Environmental Controls for Yarn Storage

Temperature and Humidity Management

Yarn properties are sensitive to storage conditions. Polyester and nylon yarns are hygroscopic to varying degrees and will equilibrate with ambient humidity. Excessive humidity can increase moisture content beyond specification, potentially causing dimensional changes, microbial growth on size or lubricant coatings, and corrosion on metal machine parts from transferred moisture.

Temperature extremes affect yarn lubricants. High temperatures can cause lubricant migration — moving from the yarn surface into the package interior or onto the tube — leaving the yarn under-lubricated at the point of use. Low temperatures can increase lubricant viscosity, changing friction characteristics.

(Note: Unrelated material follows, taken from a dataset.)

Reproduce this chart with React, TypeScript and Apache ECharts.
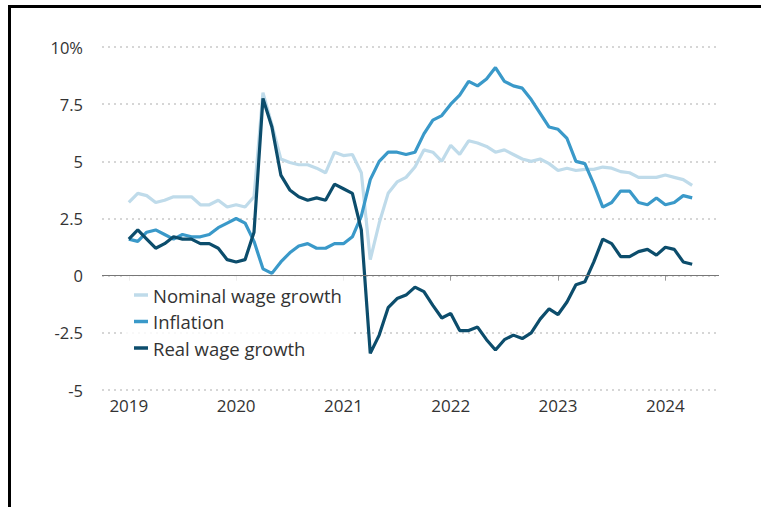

The ideal yarn storage environment is a controlled space with moderate temperature and relative humidity, protected from direct sunlight and sources of heat or moisture. Air conditioning may be justified in climates with extreme conditions.

Protection from Contamination

Yarn — particularly spun yarn with its fibrous surface — readily picks up airborne contaminants. Keep the warehouse clean. Segregate yarn storage from areas that generate dust, fumes, or chemical vapors. Avoid storing yarn near maintenance operations, battery charging stations, or chemical storage areas.

Pest Control

Yarn does not attract pests in the way that natural fiber textiles do, but packaging materials — cardboard cartons, paper tubes — can harbor insects. Implement standard warehouse pest control measures: regular inspection, sealed entry points, bait stations at the building perimeter, and prompt removal of damaged packaging.

Inventory Planning and Optimization

Safety Stock Calculation

Safety stock protects against supply variability — late deliveries from suppliers or demand variability from your customers. Calculate safety stock based on the variability of your lead time and demand, not as an arbitrary percentage of average inventory. For yarn specifications used in multiple customer products — and therefore less sensitive to individual customer demand swings — safety stock requirements are proportionally lower.

Reorder Point Methodology

Establish a reorder point for each yarn specification: the inventory level at which a new purchase order should be issued. The reorder point equals your average daily consumption multiplied by your average supplier lead time in days, plus your safety stock level. Monitor actual consumption against the forecast used to set reorder points and adjust when consumption patterns change.

Managing Slow-Moving and Obsolete Inventory

Identify yarn specifications that have not moved within a defined period — typically three to six months. Investigate the cause: Is the specification still active but demand has declined? Has a customer switched to a different specification? Is the yarn allocated to a seasonal product? For genuinely obsolete inventory, consider options: offer to customers at a discount if usable, return to the supplier if terms permit, or write off if no recovery is possible.

Avoiding Common Inventory Problems

Mixed lots in a single location. Storing different lots of the same specification in the same bin invites picking errors and destroys traceability.

Unrecorded partial cone returns. Operators return partially used cones to the warehouse without documentation. These unrecorded returns create phantom inventory that disrupts planning accuracy.

Label degradation. Paper labels on yarn cartons fade, tear, or detach over time, particularly in humid environments. Use durable label materials and inspect label integrity during cycle counts.

Seasonal humidity swings. Warehouses without climate control experience seasonal humidity cycles. Yarn received during the dry season will gain moisture during the wet season, creating weight discrepancies between receiving records and current inventory.